By Kim Dixon
WASHINGTON (Reuters) - A modest tax increase that Republicans embraced months ago will be part of President Barack Obama's budget proposal set for release next week, White House officials said on Friday.
The proposal would change how Social Security pension benefits are periodically adjusted for inflation and, in doing so, also change the adjustment of federal individual income tax brackets, resulting in slightly higher taxes for many Americans.
The idea - involving a measure of inflation known as the chained Consumer Price Index, or chained CPI - was backed in December by House of Representative Republican leaders. White House officials detailed it ahead of Wednesday's budget release.
Chained CPI is staunchly opposed by many Democrats as well as labor and retiree groups because it would reduce some Social Security benefits. By offering it in his budget as a concession, Obama could be trying to bring Republicans back to the deficit-reduction negotiating table in coming weeks.
Republicans backed chained CPI as a way to raise $200 billion over a decade in an offer when the two sides were dueling over how to avert the $600 billion "fiscal cliff" mix of tax hikes and spending cuts that loomed at the start of the year.
House of Representatives Speaker John Boehner and other House Republican leaders signed a December 3 offer that proposed chained CPI. Boehner spokesman Brendan Buck said on Friday that the speaker is still open to such a move.
"There is a substantial bipartisan consensus that there's a more accurate measure of inflation," Buck said.
"And the Speaker has said if a measure is more accurate, it should be used wherever it is applied throughout government."
So where does the tax boost come in?
Switching to chained CPI from the CPI measure now used by Social Security would also change tax bracket adjustments so that they would occur less often. As a result, Americans with rising incomes would see more of their income move more quickly into higher tax brackets.

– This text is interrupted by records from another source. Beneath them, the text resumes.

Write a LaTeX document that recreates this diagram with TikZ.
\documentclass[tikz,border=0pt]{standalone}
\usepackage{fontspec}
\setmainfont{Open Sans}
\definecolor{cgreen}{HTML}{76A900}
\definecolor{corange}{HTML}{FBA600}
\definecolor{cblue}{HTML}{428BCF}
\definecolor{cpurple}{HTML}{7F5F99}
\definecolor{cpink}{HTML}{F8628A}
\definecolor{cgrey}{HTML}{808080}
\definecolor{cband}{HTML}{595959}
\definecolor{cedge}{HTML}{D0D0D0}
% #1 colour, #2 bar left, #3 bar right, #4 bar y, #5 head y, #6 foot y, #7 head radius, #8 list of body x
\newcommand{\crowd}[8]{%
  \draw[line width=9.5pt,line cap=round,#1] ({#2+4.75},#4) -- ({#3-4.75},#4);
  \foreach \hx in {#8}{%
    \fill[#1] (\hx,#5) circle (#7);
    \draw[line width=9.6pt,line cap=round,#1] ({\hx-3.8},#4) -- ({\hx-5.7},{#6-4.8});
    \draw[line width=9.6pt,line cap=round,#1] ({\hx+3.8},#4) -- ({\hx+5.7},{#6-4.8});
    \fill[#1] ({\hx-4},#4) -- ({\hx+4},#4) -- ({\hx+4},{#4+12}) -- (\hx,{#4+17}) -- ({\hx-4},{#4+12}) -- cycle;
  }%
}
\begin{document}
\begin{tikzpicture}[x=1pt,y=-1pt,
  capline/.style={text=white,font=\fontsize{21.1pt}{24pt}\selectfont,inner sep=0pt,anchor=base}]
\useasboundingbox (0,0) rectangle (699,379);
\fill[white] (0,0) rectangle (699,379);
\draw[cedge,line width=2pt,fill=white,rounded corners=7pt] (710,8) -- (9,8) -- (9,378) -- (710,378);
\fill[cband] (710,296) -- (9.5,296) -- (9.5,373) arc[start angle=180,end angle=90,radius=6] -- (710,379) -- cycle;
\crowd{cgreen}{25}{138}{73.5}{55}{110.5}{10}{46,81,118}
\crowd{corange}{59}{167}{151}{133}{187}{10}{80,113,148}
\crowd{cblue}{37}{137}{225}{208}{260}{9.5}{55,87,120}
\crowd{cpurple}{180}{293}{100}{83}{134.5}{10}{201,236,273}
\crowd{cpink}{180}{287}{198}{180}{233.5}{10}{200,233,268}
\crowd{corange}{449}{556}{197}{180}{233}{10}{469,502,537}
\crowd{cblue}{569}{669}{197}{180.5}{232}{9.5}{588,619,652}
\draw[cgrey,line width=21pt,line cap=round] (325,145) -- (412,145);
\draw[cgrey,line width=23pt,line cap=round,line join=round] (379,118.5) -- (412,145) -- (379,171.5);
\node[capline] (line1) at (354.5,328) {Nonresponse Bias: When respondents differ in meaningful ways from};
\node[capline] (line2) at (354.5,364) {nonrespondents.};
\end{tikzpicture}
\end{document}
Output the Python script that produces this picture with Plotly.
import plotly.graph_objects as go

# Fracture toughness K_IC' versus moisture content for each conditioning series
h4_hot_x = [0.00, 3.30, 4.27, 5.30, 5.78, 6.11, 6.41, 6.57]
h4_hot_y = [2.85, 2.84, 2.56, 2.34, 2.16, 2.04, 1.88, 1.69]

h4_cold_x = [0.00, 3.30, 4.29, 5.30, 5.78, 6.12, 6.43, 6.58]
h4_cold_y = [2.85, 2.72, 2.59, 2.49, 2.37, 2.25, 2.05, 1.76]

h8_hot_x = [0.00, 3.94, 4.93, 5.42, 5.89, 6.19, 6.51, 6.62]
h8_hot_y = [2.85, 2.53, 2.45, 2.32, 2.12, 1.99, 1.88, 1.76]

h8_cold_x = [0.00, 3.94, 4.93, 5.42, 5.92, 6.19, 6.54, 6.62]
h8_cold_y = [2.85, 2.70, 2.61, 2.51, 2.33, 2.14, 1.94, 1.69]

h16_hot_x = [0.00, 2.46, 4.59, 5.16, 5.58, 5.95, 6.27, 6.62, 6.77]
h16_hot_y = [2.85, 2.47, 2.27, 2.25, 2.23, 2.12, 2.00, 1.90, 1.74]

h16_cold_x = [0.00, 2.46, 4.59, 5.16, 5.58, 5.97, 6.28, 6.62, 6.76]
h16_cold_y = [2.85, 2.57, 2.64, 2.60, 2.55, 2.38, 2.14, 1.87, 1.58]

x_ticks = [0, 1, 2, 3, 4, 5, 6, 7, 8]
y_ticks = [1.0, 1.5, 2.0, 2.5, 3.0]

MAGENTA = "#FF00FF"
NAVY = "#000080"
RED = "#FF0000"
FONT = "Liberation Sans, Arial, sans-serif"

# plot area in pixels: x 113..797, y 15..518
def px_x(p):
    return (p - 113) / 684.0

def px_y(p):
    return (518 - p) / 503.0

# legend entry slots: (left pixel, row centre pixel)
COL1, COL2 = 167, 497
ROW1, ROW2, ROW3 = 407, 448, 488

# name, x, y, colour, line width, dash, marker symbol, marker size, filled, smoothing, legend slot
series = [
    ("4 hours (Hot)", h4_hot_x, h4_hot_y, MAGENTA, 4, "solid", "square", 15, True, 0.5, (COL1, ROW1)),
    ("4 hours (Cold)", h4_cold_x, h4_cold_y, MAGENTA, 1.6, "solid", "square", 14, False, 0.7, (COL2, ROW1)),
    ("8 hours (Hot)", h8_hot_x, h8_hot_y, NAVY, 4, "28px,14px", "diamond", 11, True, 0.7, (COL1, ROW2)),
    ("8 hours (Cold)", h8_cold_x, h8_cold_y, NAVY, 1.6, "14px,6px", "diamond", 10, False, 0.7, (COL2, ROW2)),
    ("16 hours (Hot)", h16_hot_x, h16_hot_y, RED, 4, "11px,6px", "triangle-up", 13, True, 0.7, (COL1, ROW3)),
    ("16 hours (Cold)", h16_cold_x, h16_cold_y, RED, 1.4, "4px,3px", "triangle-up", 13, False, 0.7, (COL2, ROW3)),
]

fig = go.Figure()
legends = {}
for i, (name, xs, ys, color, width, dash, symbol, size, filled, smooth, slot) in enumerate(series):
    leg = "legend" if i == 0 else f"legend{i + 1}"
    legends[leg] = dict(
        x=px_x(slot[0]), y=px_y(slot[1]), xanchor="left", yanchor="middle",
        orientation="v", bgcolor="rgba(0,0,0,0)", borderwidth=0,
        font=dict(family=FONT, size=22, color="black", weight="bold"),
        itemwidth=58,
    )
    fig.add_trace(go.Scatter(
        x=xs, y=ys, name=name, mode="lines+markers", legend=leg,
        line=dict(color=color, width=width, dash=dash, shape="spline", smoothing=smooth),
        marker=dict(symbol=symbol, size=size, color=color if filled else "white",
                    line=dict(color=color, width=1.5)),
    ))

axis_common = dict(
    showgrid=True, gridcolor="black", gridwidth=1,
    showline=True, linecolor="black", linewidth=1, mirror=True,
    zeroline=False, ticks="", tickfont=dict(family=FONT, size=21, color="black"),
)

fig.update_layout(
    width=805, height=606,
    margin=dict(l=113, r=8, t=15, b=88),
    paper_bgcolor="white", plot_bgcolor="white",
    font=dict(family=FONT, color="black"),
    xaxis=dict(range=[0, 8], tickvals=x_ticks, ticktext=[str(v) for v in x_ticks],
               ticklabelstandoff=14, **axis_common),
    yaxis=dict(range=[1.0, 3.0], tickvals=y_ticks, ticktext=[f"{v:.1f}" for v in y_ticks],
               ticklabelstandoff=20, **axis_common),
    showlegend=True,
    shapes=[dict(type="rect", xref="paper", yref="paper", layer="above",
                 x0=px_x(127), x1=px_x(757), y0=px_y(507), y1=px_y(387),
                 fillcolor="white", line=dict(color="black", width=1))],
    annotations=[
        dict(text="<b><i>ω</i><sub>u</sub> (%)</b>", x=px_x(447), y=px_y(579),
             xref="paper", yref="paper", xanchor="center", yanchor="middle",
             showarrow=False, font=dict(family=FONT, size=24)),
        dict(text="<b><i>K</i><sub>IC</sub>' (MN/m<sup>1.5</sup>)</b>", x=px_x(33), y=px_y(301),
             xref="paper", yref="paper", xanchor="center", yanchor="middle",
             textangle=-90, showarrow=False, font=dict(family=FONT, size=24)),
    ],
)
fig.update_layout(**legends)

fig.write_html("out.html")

This is known as "bracket creep."
"Chained CPI increases revenues because we adjust the tax code by that measurement of inflation," said Steve Bell, senior director of economic policy at the Bipartisan Policy Center, a think tank, and a former adviser to congressional Republicans.
Many bipartisan deficit-cutting groups have proposed moving to chained CPI, including the so-called Simpson-Bowles commission and the Bipartisan Policy Center.
"I can't explain," how Republicans can back a tax hike, said Stephen Entin, an economist at the conservative Tax Foundation think tank and former Treasury official under President Ronald Reagan. "It is usually put forward as a technical adjustment, but it is also a tax increase."
Supporters of the switch say the standard CPI index overstates price rises, but opponents say moving to chained CPI would unfairly deprive older Americans of benefits they have been promised.
In addition, because more affluent taxpayers can't be bumped beyond the top bracket, the change would tend to bite hardest among middle-class taxpayers, according to the non-partisan Tax Policy Center.
About three-quarters of households would see a tax hike, TPC said in an analysis, with those making between $30,000 and $40,000 seeing the biggest cut in after-tax income - on average about 0.3 percent.
Obama's fiscal 2014 budget aims to cut the deficit by $1.8 trillion over 10 years, administration officials said.
Boehner, the top Republican in Congress, has ruled out any further revenue increases after letting taxes rise for the wealthiest Americans earlier this year.